The other interesting consideration Frankfurt’s discussion brings to the fore is the absence of envy. Conservatives, of course, are fond of reducing all concerns about economic inequality to envy. And the mystery to be considered here (and to which Frankfurt points) is how, if I am aware that others have more than me, I am not consumed with envy, resentment, or a sense of abiding injustice (i.e. it’s not fair that he has more than me). Certainly some people’s lives are blighted by exactly those feelings. But others are content, are satisfied, in the way Frankfurt describes. The comparison has no bite for them. The difference is noted but not particularly resented—or, if resented, still doesn’t reside at the center of the judgment of their own life. Maybe some kind of primitive narcissism is at work here, some sense that I really like being me and don’t really want to trade in “me” in order to be some other chap. The deep repudiation of self required by envy may just be beyond the reach of 80% of us. Just how prevalent is self-hatred? How many would really desire to change their lot with another?

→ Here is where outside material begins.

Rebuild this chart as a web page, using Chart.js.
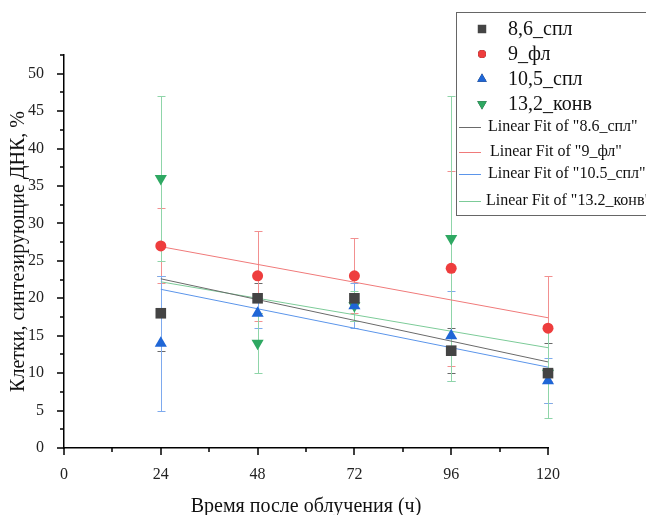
<!DOCTYPE html>
<html>
<head>
<meta charset="utf-8">
<script src="https://cdn.jsdelivr.net/npm/chart.js@4.4.1/dist/chart.umd.min.js"></script>
<style>
  body { margin: 0; background: #fff; }
  #wrap { width: 646px; height: 515px; }
</style>
</head>
<body>
<div id="wrap"><canvas id="chart" width="646" height="515"></canvas></div>
<script>
// data
const hours = [24, 48, 72, 96, 120];
const names = ['8,6_спл', '9_фл', '10,5_спл', '13,2_конв'];
const fitNames = ['Linear Fit of "8.6_спл"', 'Linear Fit of "9_фл"', 'Linear Fit of "10.5_спл"', 'Linear Fit of "13.2_конв"'];

const spl86 = [18, 20, 20, 13, 10];
const fl9 = [27, 23, 23, 24, 16];
const spl105 = [14, 18, 19, 15, 9];
const konv132 = [36, 14, 19, 28, 10];

const err86 = [5, 2, 3, 3, 4];
const err9 = [5, 6, 5, 13, 7];
const err105 = [9, 2, 3, 6, 3];
const err132 = [11, 4, 2, 19, 6];

const fitX = [24, 120];
const fit86 = [22.6, 11.5];
const fit9 = [26.9, 17.4];
const fit105 = [21.2, 10.8];
const fit132 = [22.2, 13.4];

const xTicks = [0, 24, 48, 72, 96, 120];

let markerColours = ['#444444', '#ee3d3d', '#1f66d6', '#2ea862'];
let errColours = ['#6a6a6a', '#f29090', '#7eaaee', '#8fd5a9'];
let fitColours = ['#6a6a6a', '#f07a7a', '#5b95ea', '#7ccb98'];
let styles = ['rect', 'circle', 'triangle', 'triangle'];
let rotations = [0, 0, 0, 180];
let radii = [7.5, 5.5, 7, 7];

const series = [spl86, fl9, spl105, konv132];
const errors = [err86, err9, err105, err132];
const fits = [fit86, fit9, fit105, fit132];

const serif = "'Liberation Serif', 'DejaVu Serif', serif";

let datasets = [];
series.forEach((vals, i) => {
    datasets.push({
        type: 'scatter',
        label: names[i],
        data: hours.map((h, j) => ({ x: h, y: vals[j] })),
        pointStyle: styles[i],
        rotation: rotations[i],
        pointRadius: radii[i],
        pointHoverRadius: radii[i],
        backgroundColor: markerColours[i],
        borderColor: markerColours[i],
        borderWidth: 0,
        clip: false,
        order: 1,
        errs: errors[i],
        errColour: errColours[i],
    });
});
fits.forEach((vals, i) => {
    datasets.push({
        type: 'line',
        label: fitNames[i],
        data: fitX.map((x, j) => ({ x: x, y: vals[j] })),
        borderColor: fitColours[i],
        borderWidth: 1,
        pointRadius: 0,
        fill: false,
        clip: false,
        order: 5,
    });
});

const errorBars = {
    id: 'errorBars',
    beforeDatasetsDraw(chart) {
        const ctx = chart.ctx;
        const xs = chart.scales.x;
        const ys = chart.scales.y;
        ctx.save();
        ctx.lineWidth = 1;
        chart.data.datasets.forEach((ds) => {
            if (!ds.errs) return;
            ctx.strokeStyle = ds.errColour;
            ds.data.forEach((p, j) => {
                let px = Math.round(xs.getPixelForValue(p.x)) + 0.5;
                let top = Math.round(ys.getPixelForValue(p.y + ds.errs[j])) + 0.5;
                let bot = Math.round(ys.getPixelForValue(p.y - ds.errs[j])) + 0.5;
                ctx.beginPath();
                ctx.moveTo(px, top);
                ctx.lineTo(px, bot);
                ctx.moveTo(px - 4, top);
                ctx.lineTo(px + 4, top);
                ctx.moveTo(px - 4, bot);
                ctx.lineTo(px + 4, bot);
                ctx.stroke();
            });
        });
        ctx.restore();
    },
};

const axisTicks = {
    id: 'axisTicks',
    afterDraw(chart) {
        const ctx = chart.ctx;
        const xs = chart.scales.x;
        const ys = chart.scales.y;
        ctx.save();
        ctx.strokeStyle = '#000';
        ctx.lineWidth = 1.5;
        ctx.beginPath();
        for (let v = 0; v <= 120; v += 12) {
            let px = Math.round(xs.getPixelForValue(v));
            let len = v % 24 === 0 ? 7 : 4;
            ctx.moveTo(px, ys.bottom);
            ctx.lineTo(px, ys.bottom + len);
        }
        for (let v = 0; v <= 52.5; v += 2.5) {
            let py = Math.round(ys.getPixelForValue(v));
            let len = v % 5 === 0 ? 7 : 4;
            ctx.moveTo(xs.left, py);
            ctx.lineTo(xs.left - len, py);
        }
        ctx.stroke();
        ctx.restore();
    },
};

const boxLegend = {
    id: 'boxLegend',
    afterDraw(chart) {
        const ctx = chart.ctx;
        ctx.save();
        ctx.strokeStyle = '#666';
        ctx.lineWidth = 1;
        ctx.fillStyle = '#fff';
        ctx.fillRect(456.5, 12.5, 200, 203);
        ctx.strokeRect(456.5, 12.5, 200, 203);

        let rowY = [29, 54, 79, 104];
        ctx.textBaseline = 'middle';
        names.forEach((n, i) => {
            Chart.helpers.drawPoint(ctx, {
                pointStyle: styles[i],
                rotation: rotations[i],
                radius: radii[i] - 1.5,
                borderWidth: 0,
            }, 482, rowY[i]);
            ctx.fillStyle = markerColours[i];
            ctx.fill();
            ctx.fillStyle = '#111';
            ctx.font = '20px ' + serif;
            ctx.fillText(n, 508, rowY[i] + 1);
        });

        let lineY = [127, 152, 174, 201];
        let textX = [488, 490, 488, 486];
        fitNames.forEach((n, i) => {
            ctx.strokeStyle = fitColours[i];
            ctx.beginPath();
            ctx.moveTo(459, lineY[i] + 0.5);
            ctx.lineTo(481, lineY[i] + 0.5);
            ctx.stroke();
            ctx.fillStyle = '#111';
            ctx.font = '16px ' + serif;
            ctx.fillText(n, textX[i], lineY[i]);
        });
        ctx.restore();
    },
};

let chart = new Chart(document.getElementById('chart').getContext('2d'), {
    data: { datasets: datasets },
    options: {
        responsive: false,
        animation: false,
        events: [],
        layout: { padding: { left: 0, right: 98, top: 55, bottom: 0 } },
        plugins: { legend: { display: false }, tooltip: { enabled: false } },
        scales: {
            x: {
                type: 'linear',
                min: 0,
                max: 120,
                afterBuildTicks: (scale) => {
                    scale.ticks = xTicks.map((v) => ({ value: v }));
                },
                afterFit: (scale) => {
                    scale.height = 67;
                },
                grid: { display: false },
                border: { display: true, color: '#000', width: 1.5 },
                ticks: {
                    padding: 9,
                    color: '#222',
                    maxRotation: 0,
                    font: { family: serif, size: 16 },
                },
                title: {
                    display: true,
                    text: 'Время после облучения (ч)',
                    color: '#111',
                    font: { family: serif, size: 20 },
                    padding: { top: 0, bottom: -4 },
                },
            },
            y: {
                type: 'linear',
                min: 0,
                max: 52.5,
                afterFit: (scale) => {
                    scale.width = 64;
                },
                grid: { display: false },
                border: { display: true, color: '#000', width: 1.5 },
                ticks: {
                    stepSize: 5,
                    padding: 12,
                    color: '#222',
                    font: { family: serif, size: 16 },
                    callback: (v) => (v % 5 === 0 ? v : ''),
                },
                title: {
                    display: true,
                    text: 'Клетки, синтезирующие ДНК, %',
                    color: '#111',
                    font: { family: serif, size: 20 },
                    padding: { top: 7, bottom: 0 },
                },
            },
        },
    },
    plugins: [errorBars, axisTicks, boxLegend],
});
</script>
</body>
</html>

Pure speculation of course. But the point is not some fantasy about authenticity, about living in a world where I don’t shape my desires or self-judgments at least partially by comparing myself to others. Rather, the fact of our constantly doing such comparing is here acknowledged—and the question is how we live contentedly even as we also recognize that we fall short of others in all kinds of ways. He has better health, a more successful career, a sunnier disposition, more money, more friends, more acclaim. How can I be content when I see all that he possesses that I do not? That’s the mystery. And I don’t think Frankfurt solves it–and I cannot explain it either. His little book makes the mystery’s existence vivid for me.